Regarding issues playing away from home, Napier said is the discipline problems were apparent when doing a self-evaluation of the program: “The margin of error is small. In this league in general — I don’t care who you play, where you play ’em — you can’t afford to give the opponent anything. Certainly, undisciplined penalties are in that category.”

Former Florida head coach Steve Spurrier was one of a few program legends who spoke with the team this week about the importance of Saturday’s rivalry showdown: “Coach has been great to me since my first day I got the job. He’s been awesome,” Napier said. “Ultimately, for me, it’s a blessing to have him around. The wisdom, had an opportunity to spend some time with him, and he’s the right balance of staying out of your way but also giving you some insight. You’d be foolish not to take full advantage of having such an accomplished coach. … Coach has got conviction about the University of Florida. He cares about this place. It’s important to him. It’s always good to have him around.”

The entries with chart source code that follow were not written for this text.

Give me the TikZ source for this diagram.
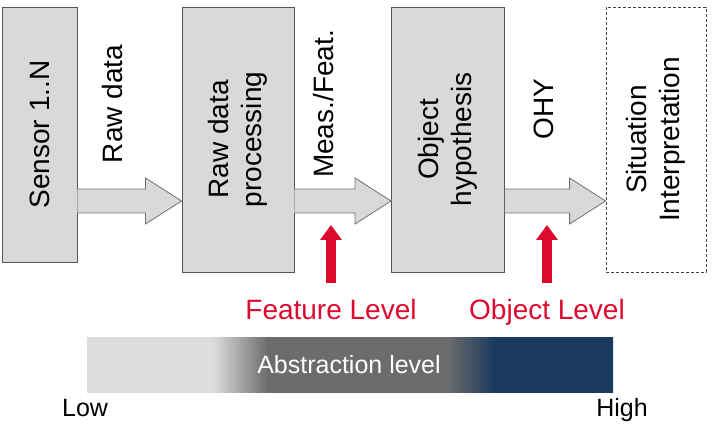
\documentclass[tikz,border=0pt]{standalone}
\usepackage{fontspec}
\setmainfont{Liberation Sans}
\usetikzlibrary{arrows.meta,calc}
\definecolor{boxgray}{HTML}{D9D9D9}
\definecolor{edgegray}{HTML}{555555}
\definecolor{arrowedge}{HTML}{707070}
\definecolor{levelred}{HTML}{DC0A2D}
\definecolor{barlight}{HTML}{DCDCDC}
\definecolor{bardark}{HTML}{6C6C6C}
\definecolor{barnavy}{HTML}{1B3A5F}
\pgfdeclarehorizontalshading{abstraction}{100bp}{%
  color(0bp)=(barlight); color(25bp)=(barlight); color(37bp)=(barlight);
  color(42.2bp)=(bardark); color(59.3bp)=(bardark); color(63.7bp)=(barnavy);
  color(75bp)=(barnavy); color(100bp)=(barnavy)}
\tikzset{
  stagebox/.style={draw=edgegray,fill=boxgray,line width=0.9pt,inner sep=0pt},
  dashbox/.style={draw=black!75,dash pattern=on 3pt off 2pt,line width=0.8pt,inner sep=0pt},
  boxtext/.style={rotate=90,align=center,inner sep=0pt,font=\fontsize{28}{33}\selectfont},
  flowtext/.style={rotate=90,inner sep=0pt,anchor=base,font=\fontsize{28}{33}\selectfont},
  blockarrow/.style={draw=arrowedge,fill=boxgray,line width=0.8pt,line join=miter},
  redarrow/.style={draw=levelred,line width=10pt,-{Triangle[width=21pt,length=15pt]}},
  leveltext/.style={text=levelred,inner sep=0pt,anchor=base,font=\fontsize{28}{33}\selectfont},
  scaletext/.style={inner sep=0pt,font=\fontsize{25}{30}\selectfont}
}
\begin{document}
\begin{tikzpicture}[x=1pt,y=-1pt]
\useasboundingbox (0,0) rectangle (713,430);
% stage boxes
\node[stagebox,minimum width=75pt,minimum height=255pt] (sensor) at (39.5,134.5) {};
\node[stagebox,minimum width=112pt,minimum height=265pt] (rdp) at (238,139.5) {};
\node[stagebox,minimum width=113pt,minimum height=265pt] (oh) at (448,139.5) {};
\node[dashbox,minimum width=100pt,minimum height=265pt] (si) at (656,139.5) {};
\node[boxtext] (sensorT) at (sensor.center) {Sensor 1..N};
\node[boxtext] (rdpT) at (rdp.center) {Raw data\\processing};
\node[boxtext] (ohT) at (oh.center) {Object\\hypothesis};
\node[boxtext] (siT) at (si.center) {Situation\\Interpretation};
% block arrows
\foreach \a/\b in {sensor/rdp, rdp/oh, oh/si}{
  \coordinate (s) at (\a.east |- 0,201);
  \coordinate (t) at (\b.west |- 0,201);
  \draw[blockarrow] ($(s)+(0,-12)$) -- ($(t)+(-36,-12)$) -- ($(t)+(-36,-23)$) -- (t)
     -- ($(t)+(-36,23)$) -- ($(t)+(-36,12)$) -- ($(s)+(0,12)$);
}
% flow labels
\node[flowtext] (l1) at (122,104) {Raw data};
\node[flowtext] (l2) at (333,104) {Meas./Feat.};
\node[flowtext] (l3) at (553,109) {OHY};
% level markers
\node[leveltext] (feat) at (331,320) {Feature Level};
\node[leveltext] (obj) at (547,320) {Object Level};
\coordinate (fb) at (331,283);
\coordinate (ft) at (331,225);
\coordinate (ob) at (547,283);
\coordinate (ot) at (547,225);
\draw[redarrow] (fb) -- (ft);
\draw[redarrow] (ob) -- (ot);
% abstraction bar
\shade[shading=abstraction] (87,338) rectangle (613,393);
\node[scaletext,text=white,anchor=base] (abs) at (349,374) {Abstraction level};
\node[scaletext,anchor=base west] (low) at (62,417) {Low};
\node[scaletext,anchor=base east] (high) at (648,417) {High};
\end{tikzpicture}
\end{document}
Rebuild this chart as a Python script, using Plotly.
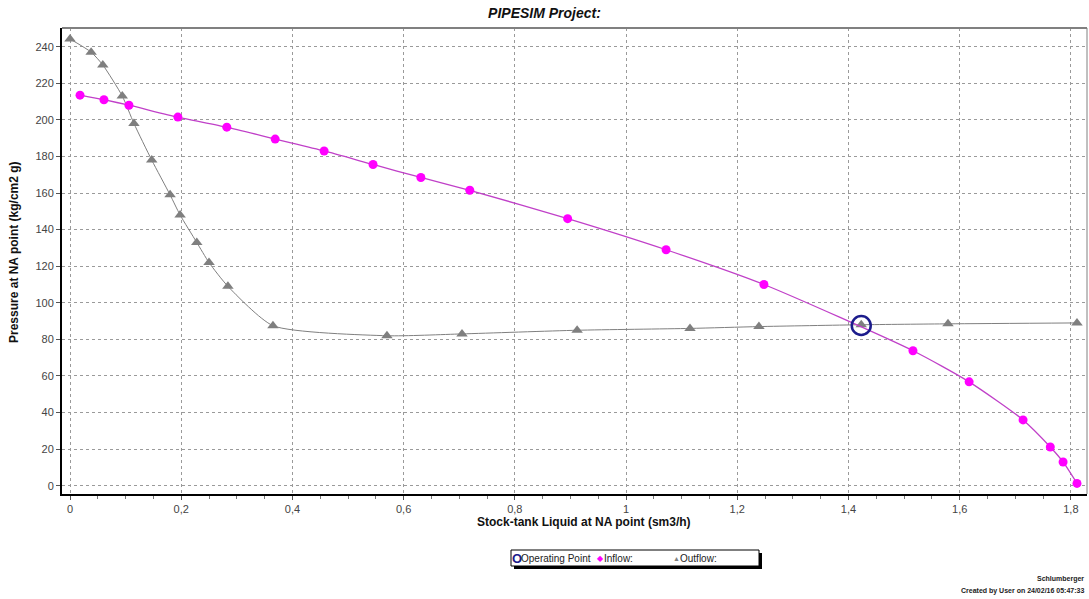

Napier did not shy away from discussing sign stealing, which has been a hot topic this week given the accusations that Michigan has been involved in practices to that end against NCAA rules. “It’s a real factor. There’s no question it exists, and you have to do a good job of creating a system and quality controlling your system,” he explained. “… But it’s real, there’s no question. Now, some of these things that I’m hearing out there out is a different level. Most teams have some sort of operation where they’re [sign stealing], but I don’t know if they went to the lengths [of Michigan], maybe. Now, I’m not up to speed. But I do think it is real, it exists in college football for sure.”